Even singling out some bare essentials is hard. So much depends on specific historical conditions, and so many different kinds of social forces and political struggles have come under the rubric of “nationalism” (and, for that matter, “internationalism”). “Nationalism” can cover everything from fascism to socialist anti-imperialist struggles. But we can at least make a start with a few essential points.
In very general terms, the problem comes down to this: internationalism is a matter of fundamental principle for socialists. We’ll leave aside here the questions raised by even this apparently uncontroversial proposition. (For instance, does, say, the Soviet Union sending the army into Hungary mean the same thing as Cuba sending doctors to Angola or Vietnam?) We can presumably all agree, at the very least, that an inclusive human emancipation is the goal of the socialist project, and the solidarity of working classes across ethnic and (so-called) racial boundaries is an indispensable condition of achieving that goal. We may believe that the domestic front should be the first terrain of socialist struggle, or, on the contrary, that the struggle has to move immediately on to the international stage. But either way, as socialists, we share a commitment to the universality of human emancipation and to socialist solidarity.
Measured against that basic standard, the idea of nationality, especially defined in ethnic terms, is bound to be problematic for socialists. We’re not, of course, talking here about the linguistic and cultural diversity that enriches human life. The problem is rather the notion of a closed and exclusive community, in which membership is determined effectively by blood (even if the ties of “blood” are more mythical than real) and sustained by coercive force. That exclusive and divisive idea of nationality is, on the face of it, hard to square with socialist conceptions of inclusive emancipation.
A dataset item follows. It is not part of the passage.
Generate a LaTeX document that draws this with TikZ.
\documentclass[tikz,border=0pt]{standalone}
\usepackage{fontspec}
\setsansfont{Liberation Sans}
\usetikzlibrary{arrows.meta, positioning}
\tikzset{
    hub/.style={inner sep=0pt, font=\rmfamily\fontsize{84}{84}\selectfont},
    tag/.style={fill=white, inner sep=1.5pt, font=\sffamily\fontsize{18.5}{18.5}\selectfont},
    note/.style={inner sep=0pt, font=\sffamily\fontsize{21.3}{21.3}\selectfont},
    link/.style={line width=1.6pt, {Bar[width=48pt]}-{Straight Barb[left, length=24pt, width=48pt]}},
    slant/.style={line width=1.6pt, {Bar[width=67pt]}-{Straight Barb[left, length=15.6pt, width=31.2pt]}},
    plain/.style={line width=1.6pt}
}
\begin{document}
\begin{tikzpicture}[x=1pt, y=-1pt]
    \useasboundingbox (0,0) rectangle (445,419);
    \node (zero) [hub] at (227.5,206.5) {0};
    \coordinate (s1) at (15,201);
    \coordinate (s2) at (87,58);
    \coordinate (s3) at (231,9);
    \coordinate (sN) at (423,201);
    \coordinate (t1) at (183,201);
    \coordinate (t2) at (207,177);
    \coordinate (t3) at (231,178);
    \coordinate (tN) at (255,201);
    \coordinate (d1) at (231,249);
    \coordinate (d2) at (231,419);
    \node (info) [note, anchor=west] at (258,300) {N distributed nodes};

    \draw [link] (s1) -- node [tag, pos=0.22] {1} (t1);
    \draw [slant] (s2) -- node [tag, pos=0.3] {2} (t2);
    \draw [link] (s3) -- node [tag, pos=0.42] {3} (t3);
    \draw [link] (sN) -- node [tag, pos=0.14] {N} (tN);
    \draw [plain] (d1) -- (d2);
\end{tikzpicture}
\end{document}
And, of course, the principle of nationality—even the “right” of national self-determination, with all its emancipatory connotations—has often served oppression and imperialism, no less than liberation, not to mention all the bloody conflicts conducted in the name of nationalism.
At the same time, in certain historical conditions, and given the prevailing social forces, national liberation struggles have forced themselves onto the socialist agenda as the most direct means of confronting an oppressive power, even if only as a transitional goal. Struggles for national self-determination or against imperialism have, of course, often been led by socialists and communists. But even when they’ve been led by national elites, even when the best possible outcome has been the entrenchment of a national bourgeoisie no less inclined to oppress and exploit the masses than was the defeated imperial power, socialists have found it hard to turn their backs on the mass mobilizations generated by national liberation movements. At the very least, the argument has been that socialists have to align themselves with all such liberation movements or risk losing touch with the masses.
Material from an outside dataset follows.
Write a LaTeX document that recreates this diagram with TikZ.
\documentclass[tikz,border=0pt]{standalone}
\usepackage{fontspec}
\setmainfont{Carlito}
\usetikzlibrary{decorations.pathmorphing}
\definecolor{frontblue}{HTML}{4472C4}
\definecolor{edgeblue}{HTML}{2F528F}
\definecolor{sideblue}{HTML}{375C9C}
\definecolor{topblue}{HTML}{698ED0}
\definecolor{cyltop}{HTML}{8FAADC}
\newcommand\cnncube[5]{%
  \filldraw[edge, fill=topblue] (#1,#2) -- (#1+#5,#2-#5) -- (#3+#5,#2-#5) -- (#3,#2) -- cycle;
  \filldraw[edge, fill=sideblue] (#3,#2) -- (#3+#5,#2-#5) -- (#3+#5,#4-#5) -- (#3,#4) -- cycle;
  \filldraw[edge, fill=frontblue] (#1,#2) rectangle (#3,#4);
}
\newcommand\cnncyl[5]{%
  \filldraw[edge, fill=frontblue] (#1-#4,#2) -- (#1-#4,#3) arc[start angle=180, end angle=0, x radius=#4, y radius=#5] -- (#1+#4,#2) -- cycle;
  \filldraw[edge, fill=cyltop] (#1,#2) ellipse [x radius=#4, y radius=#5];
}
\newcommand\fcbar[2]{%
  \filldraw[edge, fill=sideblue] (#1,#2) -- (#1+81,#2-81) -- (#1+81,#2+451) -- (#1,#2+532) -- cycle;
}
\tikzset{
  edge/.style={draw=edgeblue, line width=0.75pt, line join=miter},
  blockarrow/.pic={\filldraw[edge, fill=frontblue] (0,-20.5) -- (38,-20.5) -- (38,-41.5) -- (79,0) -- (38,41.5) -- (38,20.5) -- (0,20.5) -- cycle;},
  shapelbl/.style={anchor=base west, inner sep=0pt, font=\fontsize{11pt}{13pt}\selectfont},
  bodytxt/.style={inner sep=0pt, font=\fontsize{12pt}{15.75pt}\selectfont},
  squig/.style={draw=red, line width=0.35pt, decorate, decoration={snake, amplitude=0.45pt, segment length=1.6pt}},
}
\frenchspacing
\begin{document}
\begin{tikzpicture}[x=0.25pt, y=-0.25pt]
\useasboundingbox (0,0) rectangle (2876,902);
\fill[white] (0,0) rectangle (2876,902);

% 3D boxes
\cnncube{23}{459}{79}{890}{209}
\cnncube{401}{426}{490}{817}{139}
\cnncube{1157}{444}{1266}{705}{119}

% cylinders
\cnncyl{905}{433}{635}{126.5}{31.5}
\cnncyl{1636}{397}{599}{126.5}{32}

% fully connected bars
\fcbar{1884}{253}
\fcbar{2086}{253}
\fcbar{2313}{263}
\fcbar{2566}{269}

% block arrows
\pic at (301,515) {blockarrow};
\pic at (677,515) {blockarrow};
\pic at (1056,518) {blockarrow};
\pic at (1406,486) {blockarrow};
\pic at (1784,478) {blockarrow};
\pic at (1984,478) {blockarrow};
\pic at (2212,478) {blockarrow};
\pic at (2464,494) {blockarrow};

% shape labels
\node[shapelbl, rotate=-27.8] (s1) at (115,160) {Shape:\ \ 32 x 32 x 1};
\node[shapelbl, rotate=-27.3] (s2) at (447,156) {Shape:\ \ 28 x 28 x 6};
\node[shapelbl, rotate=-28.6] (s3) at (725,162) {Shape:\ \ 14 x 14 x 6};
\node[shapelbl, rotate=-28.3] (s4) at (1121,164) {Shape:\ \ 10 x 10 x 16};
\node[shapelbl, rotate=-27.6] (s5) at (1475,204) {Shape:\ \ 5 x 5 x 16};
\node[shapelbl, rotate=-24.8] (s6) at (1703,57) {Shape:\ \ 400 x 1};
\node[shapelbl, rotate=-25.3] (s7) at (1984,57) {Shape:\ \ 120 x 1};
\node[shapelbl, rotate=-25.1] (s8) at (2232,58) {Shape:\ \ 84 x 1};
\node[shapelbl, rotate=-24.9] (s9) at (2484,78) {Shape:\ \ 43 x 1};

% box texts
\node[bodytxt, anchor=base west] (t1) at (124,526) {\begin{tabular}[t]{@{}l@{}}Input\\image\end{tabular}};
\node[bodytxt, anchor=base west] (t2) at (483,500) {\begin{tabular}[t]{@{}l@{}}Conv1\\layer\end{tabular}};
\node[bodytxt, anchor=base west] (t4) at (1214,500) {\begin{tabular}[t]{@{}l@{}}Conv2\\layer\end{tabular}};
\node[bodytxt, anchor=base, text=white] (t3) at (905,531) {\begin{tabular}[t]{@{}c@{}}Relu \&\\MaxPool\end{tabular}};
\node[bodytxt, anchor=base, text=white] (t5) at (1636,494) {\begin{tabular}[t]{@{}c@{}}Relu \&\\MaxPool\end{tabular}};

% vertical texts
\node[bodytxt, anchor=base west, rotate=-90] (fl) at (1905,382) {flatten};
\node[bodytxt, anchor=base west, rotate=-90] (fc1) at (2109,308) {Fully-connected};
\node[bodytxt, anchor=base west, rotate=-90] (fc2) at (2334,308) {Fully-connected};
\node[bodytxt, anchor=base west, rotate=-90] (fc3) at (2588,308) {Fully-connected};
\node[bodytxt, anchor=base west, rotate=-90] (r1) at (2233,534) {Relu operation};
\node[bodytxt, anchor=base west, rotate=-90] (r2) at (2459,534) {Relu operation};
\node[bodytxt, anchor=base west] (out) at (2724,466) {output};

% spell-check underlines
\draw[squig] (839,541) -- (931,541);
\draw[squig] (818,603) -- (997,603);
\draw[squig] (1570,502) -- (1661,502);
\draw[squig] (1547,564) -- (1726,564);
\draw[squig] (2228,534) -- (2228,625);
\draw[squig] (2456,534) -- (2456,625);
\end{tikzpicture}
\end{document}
In those conditions, committed internationalists have often felt compelled to set aside all their fears about the dangerous consequences of nationalism, and ethnic nationalism in particular—their fears not just about the installation of a new, national, system of class domination but also about the destructive impulses generated by divisive ethnic exclusivity. So, like Isaac Deutscher, socialists have often worn gloves in dealing with the national question, in solidarity with the oppressed and for fear of giving aid and comfort to the oppressor.
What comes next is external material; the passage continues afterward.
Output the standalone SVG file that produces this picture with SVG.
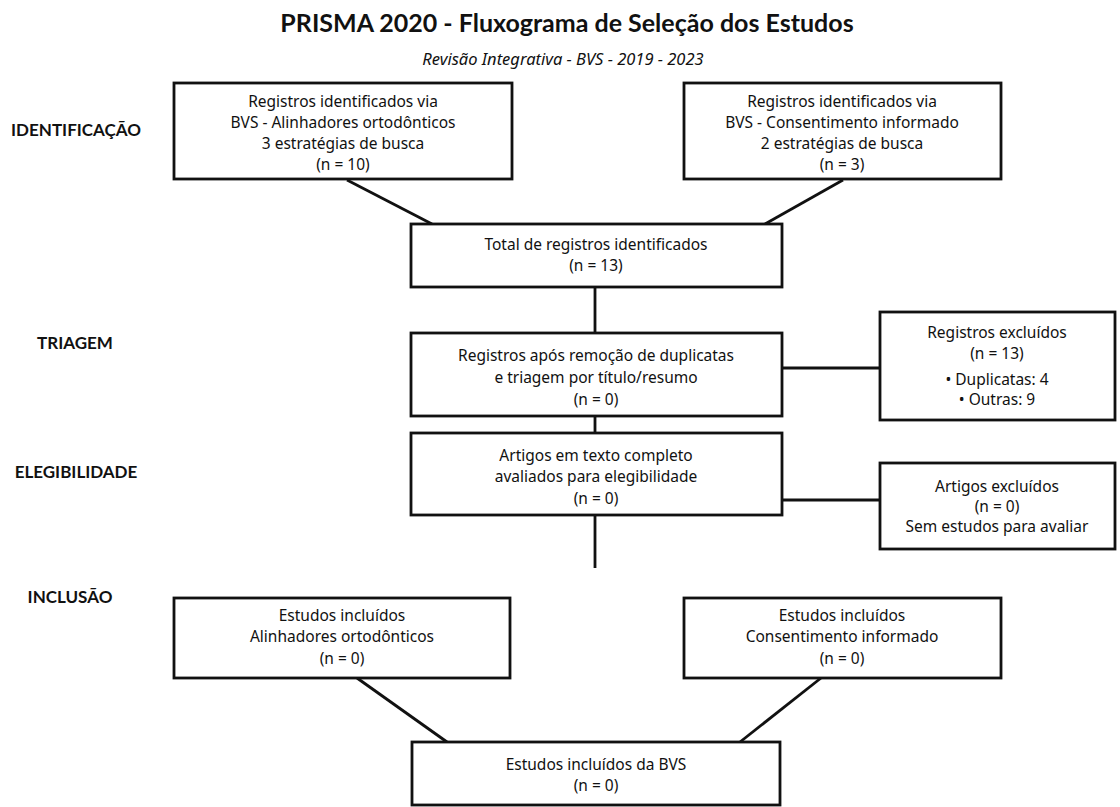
<svg xmlns="http://www.w3.org/2000/svg" width="1120" height="807" viewBox="0 0 1120 807">
<style>
.box{fill:#fff;stroke:#111;stroke-width:2.8}
.t{font-family:"Noto Sans",sans-serif;font-size:15.5px;fill:#111;text-anchor:middle}
.lab{font-family:Lato,"Noto Sans",sans-serif;font-size:17px;font-weight:bold;fill:#111;text-anchor:middle}
.ln{stroke:#111;stroke-width:2.8;fill:none}
</style>
<rect width="1120" height="807" fill="#fff"/>
<text x="567" y="32" font-family="Lato, Noto Sans, sans-serif" font-size="25" font-weight="bold" fill="#111" text-anchor="middle">PRISMA 2020 - Fluxograma de Seleção dos Estudos</text>
<text x="563" y="65" font-family="Noto Sans, sans-serif" font-size="16.5" font-style="italic" fill="#111" text-anchor="middle">Revisão Integrativa - BVS - 2019 - 2023</text>
<g id="labels">
<text class="lab" x="76" y="136">IDENTIFICAÇÃO</text>
<text class="lab" x="75" y="349">TRIAGEM</text>
<text class="lab" x="76" y="478">ELEGIBILIDADE</text>
<text class="lab" x="70" y="603">INCLUSÃO</text>
</g>
<g id="connectors">
<line class="ln" x1="347" y1="180" x2="432" y2="224"/>
<line class="ln" x1="843" y1="180" x2="765" y2="224"/>
<line class="ln" x1="595" y1="287" x2="595" y2="333"/>
<line class="ln" x1="595" y1="416" x2="595" y2="433"/>
<line class="ln" x1="782" y1="368" x2="880" y2="368"/>
<line class="ln" x1="782" y1="500" x2="880" y2="500"/>
<line class="ln" x1="595" y1="515" x2="595" y2="568"/>
<line class="ln" x1="357" y1="678" x2="447" y2="742"/>
<line class="ln" x1="821" y1="678" x2="740" y2="742"/>
</g>
<g id="n1">
<rect class="box" x="174" y="83" width="338" height="96"/>
<text class="t" x="343" y="107">Registros identificados via</text>
<text class="t" x="343" y="128">BVS - Alinhadores ortodônticos</text>
<text class="t" x="343" y="149">3 estratégias de busca</text>
<text class="t" x="343" y="170">(n = 10)</text>
</g>
<g id="n2">
<rect class="box" x="684" y="83" width="317" height="96"/>
<text class="t" x="842" y="107">Registros identificados via</text>
<text class="t" x="842" y="128">BVS - Consentimento informado</text>
<text class="t" x="842" y="149">2 estratégias de busca</text>
<text class="t" x="842" y="170">(n = 3)</text>
</g>
<g id="n3">
<rect class="box" x="411" y="224" width="371" height="63"/>
<text class="t" x="596" y="250">Total de registros identificados</text>
<text class="t" x="596" y="271">(n = 13)</text>
</g>
<g id="n4">
<rect class="box" x="411" y="333" width="371" height="83"/>
<text class="t" x="596" y="361">Registros  após remoção de duplicatas</text>
<text class="t" x="596" y="383">e triagem por título/resumo</text>
<text class="t" x="596" y="405">(n = 0)</text>
</g>
<g id="n5">
<rect class="box" x="880" y="312" width="235" height="108"/>
<text class="t" x="997" y="338">Registros excluídos</text>
<text class="t" x="997" y="359">(n = 13)</text>
<text class="t" x="997" y="385">• Duplicatas: 4</text>
<text class="t" x="997" y="405">• Outras: 9</text>
</g>
<g id="n6">
<rect class="box" x="411" y="433" width="371" height="82"/>
<text class="t" x="596" y="461">Artigos em texto completo</text>
<text class="t" x="596" y="482">avaliados para elegibilidade</text>
<text class="t" x="596" y="504">(n = 0)</text>
</g>
<g id="n7">
<rect class="box" x="880" y="463" width="235" height="86"/>
<text class="t" x="997" y="492">Artigos excluídos</text>
<text class="t" x="997" y="512">(n = 0)</text>
<text class="t" x="997" y="532">Sem estudos para avaliar</text>
</g>
<g id="n8">
<rect class="box" x="174" y="598" width="336" height="80"/>
<text class="t" x="342" y="621">Estudos incluídos</text>
<text class="t" x="342" y="642">Alinhadores ortodônticos</text>
<text class="t" x="342" y="664">(n = 0)</text>
</g>
<g id="n9">
<rect class="box" x="684" y="598" width="317" height="80"/>
<text class="t" x="842" y="621">Estudos incluídos</text>
<text class="t" x="842" y="642">Consentimento informado</text>
<text class="t" x="842" y="664">(n = 0)</text>
</g>
<g id="n10">
<rect class="box" x="412" y="742" width="368" height="63"/>
<text class="t" x="596" y="770">Estudos incluídos da BVS</text>
<text class="t" x="596" y="791">(n = 0)</text>
</g>
</svg>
It’s hard to go beyond these generalities without considering historical particulars. Besides, we have to keep in mind the ways in which the world has changed since the major socialist debates on the national question. Consider, for instance, the historical moment in the wake of the First World War, when some of the most heated controversies about the national question first erupted. This was a moment in which the issue of nationalism was mainly shaped by the collapse of the Russian, Ottoman, and Habsburg empires, the ferment of national movements that inevitably followed, and, of course, the 1917 Revolution. Compare that world to ours, in which the sovereignty of the capitalist market, under the aegis of one unchallenged superpower, has replaced older forms of imperial domination.
Consider, too, that, if today there’s a longer history of national liberation and anti-imperialist struggles to look back on, there’s also a much longer record of destruction and human suffering inflicted in the name of nationalism. So now more than ever, there’s a lot to think and talk about here.
In this issue, we’re publishing an article that challenges the analogy repeatedly invoked by NATO between the Kosovo Albanians and the Jews in the Second World War. With its legalistic argument and difficult style, it probably needs to be read more than once in order not to be misunderstood, but even then, any article that combines such hugely sensitive issues will inevitably generate strong feelings, both for and against. We can’t comment here on every aspect of the argument. But because it concludes with—in fact, the whole argument leads up to—an uncompromising case against ethnic nationalism (definitely no gloves here), we thought it might be useful to put that part of the argument into some kind of context by talking about some of the historical and political contradictions that have always complicated the national question. Whether readers agree or disagree with the piece, it’s hard to deny that this kind of gloves-off treatment forces us to concentrate our minds on thorny questions we might prefer to avoid but which any serious socialist has to confront.